**Supplied material**
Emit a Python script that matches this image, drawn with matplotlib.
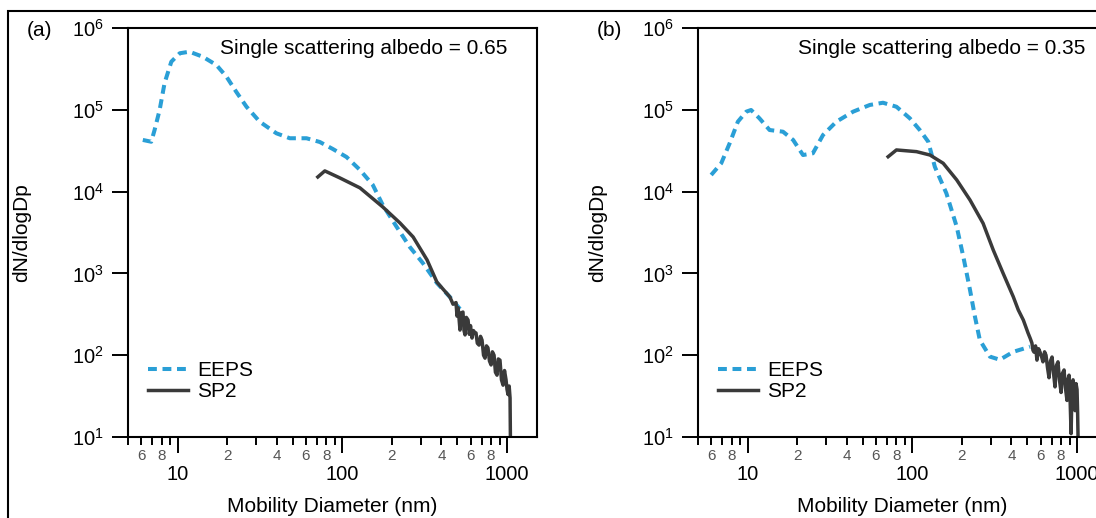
import matplotlib
matplotlib.use('Agg')
import matplotlib.pyplot as plt
from matplotlib.patches import Rectangle
from matplotlib.ticker import FixedLocator, FuncFormatter, LogLocator, NullLocator, LogFormatterMathtext

plt.rcParams['font.family'] = ['Liberation Sans', 'DejaVu Sans']
plt.rcParams['mathtext.fontset'] = 'custom'
plt.rcParams['mathtext.rm'] = 'Liberation Sans'
plt.rcParams['mathtext.it'] = 'Liberation Sans:italic'
plt.rcParams['mathtext.bf'] = 'Liberation Sans:bold'

# panel (a) - albedo 0.65
eeps_a_d = [6.15, 6.92, 7.25, 7.78, 8.34, 9.16, 10.3, 11.8, 14.2, 17.2, 19.8, 22.7, 26.2,
            31.5, 39.8, 48.0, 60.6, 73.0, 87.5, 106, 128, 153, 176, 214, 257, 308, 375, 450, 518]
eeps_a_n = [42800, 40700, 56600, 99500, 213000, 387000, 491000, 513000, 446000, 353000,
            254000, 166000, 109000, 71600, 51600, 44900, 44900, 40400, 33200, 26500, 18400,
            12100, 6860, 3690, 2100, 1340, 764, 514, 367]
sp2_a_d = [71.0, 78.3, 96.6, 128, 176, 224, 269, 327, 375, 450, 470, 490, 497, 505, 518, 528,
           540, 548, 556, 566, 580, 590, 600, 613, 625, 636, 648, 660, 676, 690, 705, 720, 735,
           750, 766, 782, 800, 815, 834, 850, 869, 885, 906, 925, 946, 965, 986, 1000, 1014,
           1030, 1043, 1048]
sp2_a_n = [15100, 17900, 14700, 11100, 6490, 4130, 2790, 1460, 785, 514, 420, 440, 300, 380,
           203, 330, 337, 200, 177, 290, 269, 180, 230, 162, 200, 190, 187, 140, 133, 170, 153,
           100, 92, 130, 123, 85, 76, 110, 100, 62, 57, 90, 87, 50, 43, 65, 50, 38, 33, 42,
           30, 10]

# panel (b) - albedo 0.35
eeps_b_d = [6.01, 6.92, 7.78, 8.73, 9.82, 10.5, 11.8, 13.6, 16.4, 18.9, 21.7, 24.9, 28.7,
            34.6, 43.7, 55.2, 66.4, 80.1, 96.6, 111, 125, 137, 161, 186, 204, 224, 240, 257,
            296, 340, 410, 518]
eeps_b_n = [15960, 22200, 38900, 71600, 94900, 99500, 78700, 56600, 54000, 42800, 28000,
            29400, 49200, 71600, 94900, 114600, 122000, 109000, 78700, 56600, 40700, 20100,
            9530, 3720, 1600, 627, 296, 153, 96, 88, 110, 127]
sp2_b_d = [71.3, 80.1, 106, 128, 154, 186, 224, 269, 310, 356, 410, 440, 472, 504, 520, 532,
           540, 548, 560, 571, 584, 596, 610, 621, 635, 648, 662, 676, 690, 705, 720, 735, 750,
           766, 782, 800, 815, 834, 850, 869, 880, 894, 907, 920, 933, 946, 960, 973, 986,
           1000, 1008, 1014]
sp2_b_n = [26700, 32300, 30800, 28000, 22200, 13900, 7890, 4090, 1930, 1000, 519, 357, 269,
           187, 160, 141, 115, 109, 130, 87, 120, 109, 95, 83, 110, 100, 70, 53, 85, 95, 60,
           41, 75, 83, 50, 35, 60, 66, 40, 28, 50, 57, 30, 11, 40, 50, 30, 21, 45, 38, 20, 10]

panels = [
    ('(a)', 'Single scattering albedo = 0.65', eeps_a_d, eeps_a_n, sp2_a_d, sp2_a_n),
    ('(b)', 'Single scattering albedo = 0.35', eeps_b_d, eeps_b_n, sp2_b_d, sp2_b_n),
]

W, H = 1096, 518
fig = plt.figure(figsize=(W / 100, H / 100), dpi=100)

# outer frame (cropped on right/bottom like the original)
fig.add_artist(Rectangle((8 / W, -0.1), 1.2, 1 - 11 / H + 0.1, transform=fig.transFigure,
                         fill=False, lw=1.5, ec='black'))

blue = '#2a9fd6'
dark = '#3a3a3a'
lefts = [128, 698]
tag_x = [39, 609]
note_x = [220, 798]

def minor_fmt(v, pos):
    m = int(round(v / 10 ** int(f'{v:e}'.split('e')[1])))
    return str(m) if m in (2, 4, 6, 8) else ''

for i, (tag, note, ed, en, sd, sn) in enumerate(panels):
    ax = fig.add_axes([lefts[i] / W, 81 / H, 409 / W, 409 / H])
    ax.plot(ed, en, color=blue, lw=2.9, dashes=(2.2, 1.4), label='EEPS')
    ax.plot(sd, sn, color=dark, lw=2.5, label='SP2')
    ax.set_xscale('log')
    ax.set_yscale('log')
    ax.set_xlim(5, 1520)
    ax.set_ylim(10, 1e6)

    ax.yaxis.set_major_locator(LogLocator(base=10, numticks=10))
    ax.yaxis.set_major_formatter(LogFormatterMathtext())
    ax.yaxis.set_minor_locator(NullLocator())
    ax.xaxis.set_major_locator(FixedLocator([10, 100, 1000]))
    ax.xaxis.set_major_formatter(FuncFormatter(lambda v, p: f'{int(v)}'))
    minors = [m * 10 ** e for e in range(0, 4) for m in range(2, 10)]
    ax.xaxis.set_minor_locator(FixedLocator(minors))
    ax.xaxis.set_minor_formatter(FuncFormatter(minor_fmt))

    for s in ax.spines.values():
        s.set_linewidth(1.5)
    ax.tick_params(axis='both', which='major', direction='out', length=11.5, width=1.4,
                   labelsize=14.5, top=False, right=False)
    ax.tick_params(axis='y', which='major', pad=6)
    ax.tick_params(axis='x', which='major', pad=9)
    ax.tick_params(axis='x', which='minor', direction='out', length=5.8, width=1.4,
                   labelsize=11, labelcolor='#555555', pad=3)

    ax.set_xlabel('Mobility Diameter (nm)', fontsize=15)
    ax.xaxis.set_label_coords(0.5, -0.171)
    ax.xaxis.label.set_va('center')
    ax.set_ylabel('dN/dlogDp', fontsize=15)
    ax.yaxis.set_label_coords((22 + 576 * i - lefts[i]) / 409, 0.5)
    ax.yaxis.label.set_va('center')

    ax.legend(loc='center left', bbox_to_anchor=(0.05, 0.137), frameon=False, fontsize=15,
              handlelength=1.9, handletextpad=0.45, labelspacing=0.1, borderpad=0,
              borderaxespad=0)

    fig.text(tag_x[i] / W, 1 - 30 / H, tag, fontsize=15, ha='center', va='center')
    fig.text(note_x[i] / W, 1 - 48 / H, note, fontsize=15, ha='left', va='center')

fig.savefig('out.png', dpi=100)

**Problem statement**
Reproduce the data verbatim. Do not carry any picture into the copy.

**Output of the exercise**
Emit a Python script that matches this image, drawn with matplotlib.
import matplotlib
matplotlib.use('Agg')
import matplotlib.pyplot as plt
from matplotlib.patches import Rectangle
from matplotlib.ticker import FixedLocator, FuncFormatter, LogLocator, NullLocator, LogFormatterMathtext

plt.rcParams['font.family'] = ['Liberation Sans', 'DejaVu Sans']
plt.rcParams['mathtext.fontset'] = 'custom'
plt.rcParams['mathtext.rm'] = 'Liberation Sans'
plt.rcParams['mathtext.it'] = 'Liberation Sans:italic'
plt.rcParams['mathtext.bf'] = 'Liberation Sans:bold'

# panel (a) - albedo 0.65
eeps_a_d = [6.15, 6.92, 7.25, 7.78, 8.34, 9.16, 10.3, 11.8, 14.2, 17.2, 19.8, 22.7, 26.2,
            31.5, 39.8, 48.0, 60.6, 73.0, 87.5, 106, 128, 153, 176, 214, 257, 308, 375, 450, 518]
eeps_a_n = [42800, 40700, 56600, 99500, 213000, 387000, 491000, 513000, 446000, 353000,
            254000, 166000, 109000, 71600, 51600, 44900, 44900, 40400, 33200, 26500, 18400,
            12100, 6860, 3690, 2100, 1340, 764, 514, 367]
sp2_a_d = [71.0, 78.3, 96.6, 128, 176, 224, 269, 327, 375, 450, 470, 490, 497, 505, 518, 528,
           540, 548, 556, 566, 580, 590, 600, 613, 625, 636, 648, 660, 676, 690, 705, 720, 735,
           750, 766, 782, 800, 815, 834, 850, 869, 885, 906, 925, 946, 965, 986, 1000, 1014,
           1030, 1043, 1048]
sp2_a_n = [15100, 17900, 14700, 11100, 6490, 4130, 2790, 1460, 785, 514, 420, 440, 300, 380,
           203, 330, 337, 200, 177, 290, 269, 180, 230, 162, 200, 190, 187, 140, 133, 170, 153,
           100, 92, 130, 123, 85, 76, 110, 100, 62, 57, 90, 87, 50, 43, 65, 50, 38, 33, 42,
           30, 10]

# panel (b) - albedo 0.35
eeps_b_d = [6.01, 6.92, 7.78, 8.73, 9.82, 10.5, 11.8, 13.6, 16.4, 18.9, 21.7, 24.9, 28.7,
            34.6, 43.7, 55.2, 66.4, 80.1, 96.6, 111, 125, 137, 161, 186, 204, 224, 240, 257,
            296, 340, 410, 518]
eeps_b_n = [15960, 22200, 38900, 71600, 94900, 99500, 78700, 56600, 54000, 42800, 28000,
            29400, 49200, 71600, 94900, 114600, 122000, 109000, 78700, 56600, 40700, 20100,
            9530, 3720, 1600, 627, 296, 153, 96, 88, 110, 127]
sp2_b_d = [71.3, 80.1, 106, 128, 154, 186, 224, 269, 310, 356, 410, 440, 472, 504, 520, 532,
           540, 548, 560, 571, 584, 596, 610, 621, 635, 648, 662, 676, 690, 705, 720, 735, 750,
           766, 782, 800, 815, 834, 850, 869, 880, 894, 907, 920, 933, 946, 960, 973, 986,
           1000, 1008, 1014]
sp2_b_n = [26700, 32300, 30800, 28000, 22200, 13900, 7890, 4090, 1930, 1000, 519, 357, 269,
           187, 160, 141, 115, 109, 130, 87, 120, 109, 95, 83, 110, 100, 70, 53, 85, 95, 60,
           41, 75, 83, 50, 35, 60, 66, 40, 28, 50, 57, 30, 11, 40, 50, 30, 21, 45, 38, 20, 10]

panels = [
    ('(a)', 'Single scattering albedo = 0.65', eeps_a_d, eeps_a_n, sp2_a_d, sp2_a_n),
    ('(b)', 'Single scattering albedo = 0.35', eeps_b_d, eeps_b_n, sp2_b_d, sp2_b_n),
]

W, H = 1096, 518
fig = plt.figure(figsize=(W / 100, H / 100), dpi=100)

# outer frame (cropped on right/bottom like the original)
fig.add_artist(Rectangle((8 / W, -0.1), 1.2, 1 - 11 / H + 0.1, transform=fig.transFigure,
                         fill=False, lw=1.5, ec='black'))

blue = '#2a9fd6'
dark = '#3a3a3a'
lefts = [128, 698]
tag_x = [39, 609]
note_x = [220, 798]

def minor_fmt(v, pos):
    m = int(round(v / 10 ** int(f'{v:e}'.split('e')[1])))
    return str(m) if m in (2, 4, 6, 8) else ''

for i, (tag, note, ed, en, sd, sn) in enumerate(panels):
    ax = fig.add_axes([lefts[i] / W, 81 / H, 409 / W, 409 / H])
    ax.plot(ed, en, color=blue, lw=2.9, dashes=(2.2, 1.4), label='EEPS')
    ax.plot(sd, sn, color=dark, lw=2.5, label='SP2')
    ax.set_xscale('log')
    ax.set_yscale('log')
    ax.set_xlim(5, 1520)
    ax.set_ylim(10, 1e6)

    ax.yaxis.set_major_locator(LogLocator(base=10, numticks=10))
    ax.yaxis.set_major_formatter(LogFormatterMathtext())
    ax.yaxis.set_minor_locator(NullLocator())
    ax.xaxis.set_major_locator(FixedLocator([10, 100, 1000]))
    ax.xaxis.set_major_formatter(FuncFormatter(lambda v, p: f'{int(v)}'))
    minors = [m * 10 ** e for e in range(0, 4) for m in range(2, 10)]
    ax.xaxis.set_minor_locator(FixedLocator(minors))
    ax.xaxis.set_minor_formatter(FuncFormatter(minor_fmt))

    for s in ax.spines.values():
        s.set_linewidth(1.5)
    ax.tick_params(axis='both', which='major', direction='out', length=11.5, width=1.4,
                   labelsize=14.5, top=False, right=False)
    ax.tick_params(axis='y', which='major', pad=6)
    ax.tick_params(axis='x', which='major', pad=9)
    ax.tick_params(axis='x', which='minor', direction='out', length=5.8, width=1.4,
                   labelsize=11, labelcolor='#555555', pad=3)

    ax.set_xlabel('Mobility Diameter (nm)', fontsize=15)
    ax.xaxis.set_label_coords(0.5, -0.171)
    ax.xaxis.label.set_va('center')
    ax.set_ylabel('dN/dlogDp', fontsize=15)
    ax.yaxis.set_label_coords((22 + 576 * i - lefts[i]) / 409, 0.5)
    ax.yaxis.label.set_va('center')

    ax.legend(loc='center left', bbox_to_anchor=(0.05, 0.137), frameon=False, fontsize=15,
              handlelength=1.9, handletextpad=0.45, labelspacing=0.1, borderpad=0,
              borderaxespad=0)

    fig.text(tag_x[i] / W, 1 - 30 / H, tag, fontsize=15, ha='center', va='center')
    fig.text(note_x[i] / W, 1 - 48 / H, note, fontsize=15, ha='left', va='center')

fig.savefig('out.png', dpi=100)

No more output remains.